-- Start Exercise materials --

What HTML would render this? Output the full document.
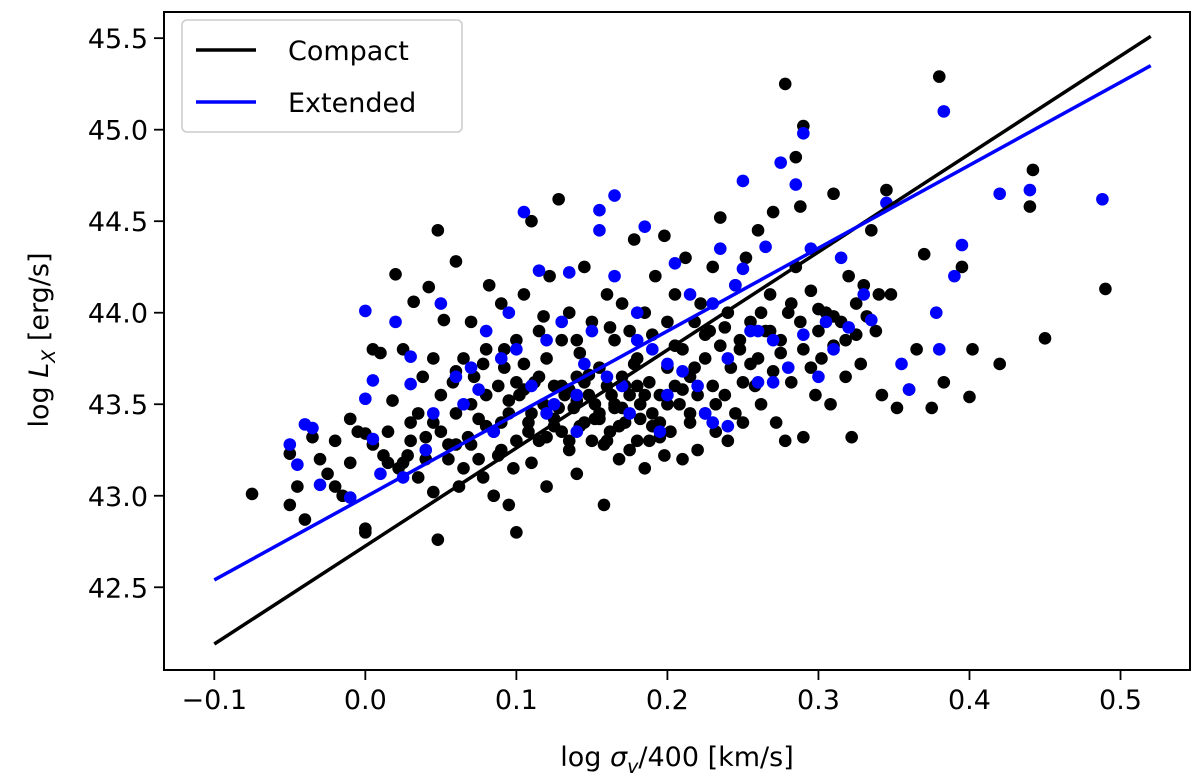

-- End Exercise materials --
-- Start Exercise materials --

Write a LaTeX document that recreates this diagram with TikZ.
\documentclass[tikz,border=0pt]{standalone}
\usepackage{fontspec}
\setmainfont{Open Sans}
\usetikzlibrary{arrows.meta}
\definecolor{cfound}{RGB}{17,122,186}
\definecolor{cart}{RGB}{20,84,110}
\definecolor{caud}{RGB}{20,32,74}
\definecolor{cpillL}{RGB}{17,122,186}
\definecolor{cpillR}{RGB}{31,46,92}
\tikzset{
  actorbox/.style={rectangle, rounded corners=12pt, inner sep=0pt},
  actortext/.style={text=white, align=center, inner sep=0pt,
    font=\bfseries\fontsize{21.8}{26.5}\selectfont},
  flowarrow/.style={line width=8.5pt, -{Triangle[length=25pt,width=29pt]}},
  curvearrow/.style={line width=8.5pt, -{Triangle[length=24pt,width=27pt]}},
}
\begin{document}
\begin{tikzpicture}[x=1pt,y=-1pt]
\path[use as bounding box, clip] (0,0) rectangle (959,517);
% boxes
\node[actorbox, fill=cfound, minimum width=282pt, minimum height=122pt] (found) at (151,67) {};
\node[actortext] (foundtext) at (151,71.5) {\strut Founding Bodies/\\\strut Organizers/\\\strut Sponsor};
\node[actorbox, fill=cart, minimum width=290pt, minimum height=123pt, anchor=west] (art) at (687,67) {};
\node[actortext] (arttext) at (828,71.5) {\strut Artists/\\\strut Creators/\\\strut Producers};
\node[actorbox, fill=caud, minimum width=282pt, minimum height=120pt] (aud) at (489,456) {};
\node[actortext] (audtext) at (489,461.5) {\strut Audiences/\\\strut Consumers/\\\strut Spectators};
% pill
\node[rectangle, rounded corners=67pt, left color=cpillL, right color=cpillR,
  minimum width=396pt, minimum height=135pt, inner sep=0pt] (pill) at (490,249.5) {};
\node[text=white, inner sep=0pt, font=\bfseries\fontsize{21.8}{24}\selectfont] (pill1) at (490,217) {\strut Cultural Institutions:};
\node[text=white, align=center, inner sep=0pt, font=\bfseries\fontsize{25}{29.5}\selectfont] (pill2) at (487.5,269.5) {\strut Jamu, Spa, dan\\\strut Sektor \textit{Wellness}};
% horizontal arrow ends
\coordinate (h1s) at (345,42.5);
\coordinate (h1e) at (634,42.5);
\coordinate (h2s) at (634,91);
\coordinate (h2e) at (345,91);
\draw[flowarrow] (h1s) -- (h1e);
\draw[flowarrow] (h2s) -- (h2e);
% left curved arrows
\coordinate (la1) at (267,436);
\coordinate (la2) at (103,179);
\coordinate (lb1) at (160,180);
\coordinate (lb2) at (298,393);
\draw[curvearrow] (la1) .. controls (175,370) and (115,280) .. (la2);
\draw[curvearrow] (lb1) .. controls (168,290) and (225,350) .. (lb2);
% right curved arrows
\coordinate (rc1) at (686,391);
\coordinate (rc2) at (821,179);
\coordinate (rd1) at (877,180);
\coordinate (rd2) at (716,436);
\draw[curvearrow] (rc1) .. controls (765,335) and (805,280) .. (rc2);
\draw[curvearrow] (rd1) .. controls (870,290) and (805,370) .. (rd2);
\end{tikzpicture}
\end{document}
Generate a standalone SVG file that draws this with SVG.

-- End Exercise materials --
-- Start Exercise materials --

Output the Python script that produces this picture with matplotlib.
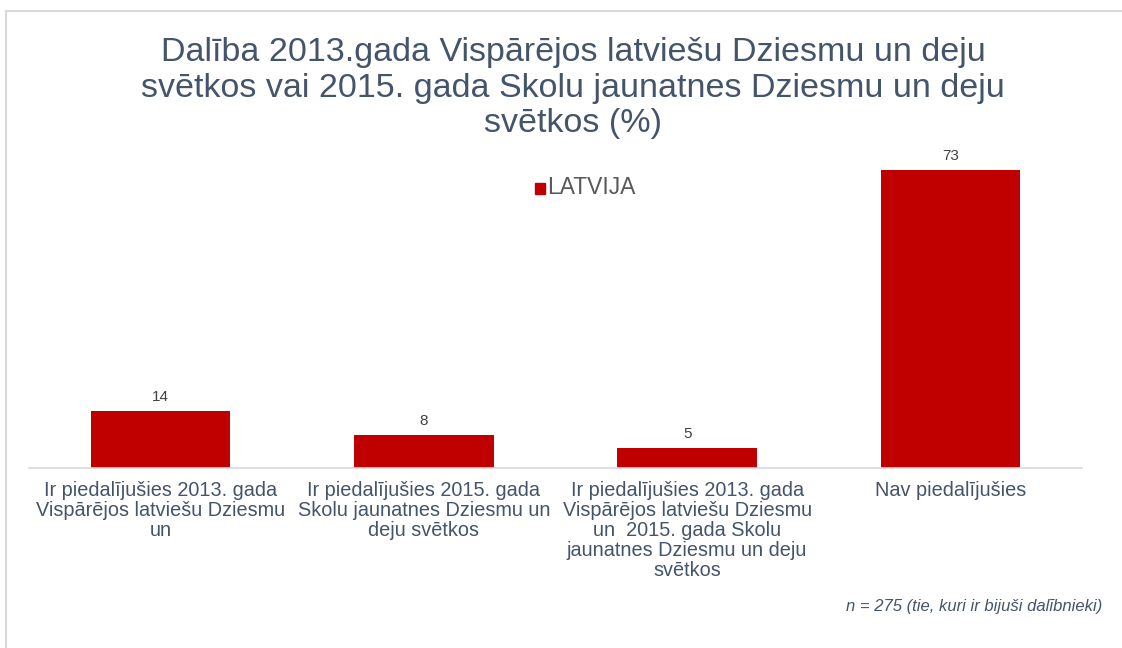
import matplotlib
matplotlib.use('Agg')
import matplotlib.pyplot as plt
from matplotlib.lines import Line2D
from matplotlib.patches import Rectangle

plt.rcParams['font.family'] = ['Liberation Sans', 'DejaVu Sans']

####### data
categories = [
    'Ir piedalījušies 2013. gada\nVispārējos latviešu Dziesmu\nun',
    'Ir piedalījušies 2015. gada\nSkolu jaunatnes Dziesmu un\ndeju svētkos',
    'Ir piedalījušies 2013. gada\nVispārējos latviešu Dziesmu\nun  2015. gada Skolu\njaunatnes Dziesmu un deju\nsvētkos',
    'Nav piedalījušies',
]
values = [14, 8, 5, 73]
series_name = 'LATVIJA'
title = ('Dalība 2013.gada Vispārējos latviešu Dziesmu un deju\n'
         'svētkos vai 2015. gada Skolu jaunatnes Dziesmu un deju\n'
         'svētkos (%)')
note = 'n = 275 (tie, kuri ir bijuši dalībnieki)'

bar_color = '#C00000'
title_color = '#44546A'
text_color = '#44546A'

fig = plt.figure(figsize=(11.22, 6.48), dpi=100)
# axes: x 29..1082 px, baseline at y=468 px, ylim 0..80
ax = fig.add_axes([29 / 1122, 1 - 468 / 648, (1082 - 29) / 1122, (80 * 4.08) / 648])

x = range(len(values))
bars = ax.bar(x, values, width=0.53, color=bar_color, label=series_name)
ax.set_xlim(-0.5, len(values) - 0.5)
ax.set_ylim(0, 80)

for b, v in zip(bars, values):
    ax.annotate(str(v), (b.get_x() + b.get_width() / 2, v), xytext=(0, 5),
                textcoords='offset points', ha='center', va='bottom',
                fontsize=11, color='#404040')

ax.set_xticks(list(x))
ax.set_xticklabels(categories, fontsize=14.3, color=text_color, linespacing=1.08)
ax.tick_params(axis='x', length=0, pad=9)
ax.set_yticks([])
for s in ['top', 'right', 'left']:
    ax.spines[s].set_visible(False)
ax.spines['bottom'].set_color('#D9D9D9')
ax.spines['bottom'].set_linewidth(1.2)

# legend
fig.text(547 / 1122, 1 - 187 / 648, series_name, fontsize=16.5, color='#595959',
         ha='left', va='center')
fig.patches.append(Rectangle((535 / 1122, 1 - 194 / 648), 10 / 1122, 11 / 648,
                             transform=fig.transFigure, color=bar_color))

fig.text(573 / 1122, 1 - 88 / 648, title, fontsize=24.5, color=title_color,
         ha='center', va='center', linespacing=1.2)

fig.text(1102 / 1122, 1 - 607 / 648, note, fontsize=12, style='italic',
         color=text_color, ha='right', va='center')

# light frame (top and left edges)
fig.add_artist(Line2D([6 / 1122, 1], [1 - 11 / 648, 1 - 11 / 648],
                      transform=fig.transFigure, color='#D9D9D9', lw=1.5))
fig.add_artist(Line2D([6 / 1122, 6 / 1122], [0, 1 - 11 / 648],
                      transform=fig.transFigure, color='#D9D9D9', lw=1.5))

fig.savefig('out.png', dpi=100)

-- End Exercise materials --

Aim of the exercise.
Your task is to quote, unchanged, only the lines from the line bearing "Output the Python" through the line bearing "plt.rcParams['font.family'] = ['Liberation"; the pictures are not part of the copy.

Correct result.
Output the Python script that produces this picture with matplotlib.
import matplotlib
matplotlib.use('Agg')
import matplotlib.pyplot as plt
from matplotlib.lines import Line2D
from matplotlib.patches import Rectangle

plt.rcParams['font.family'] = ['Liberation Sans', 'DejaVu Sans']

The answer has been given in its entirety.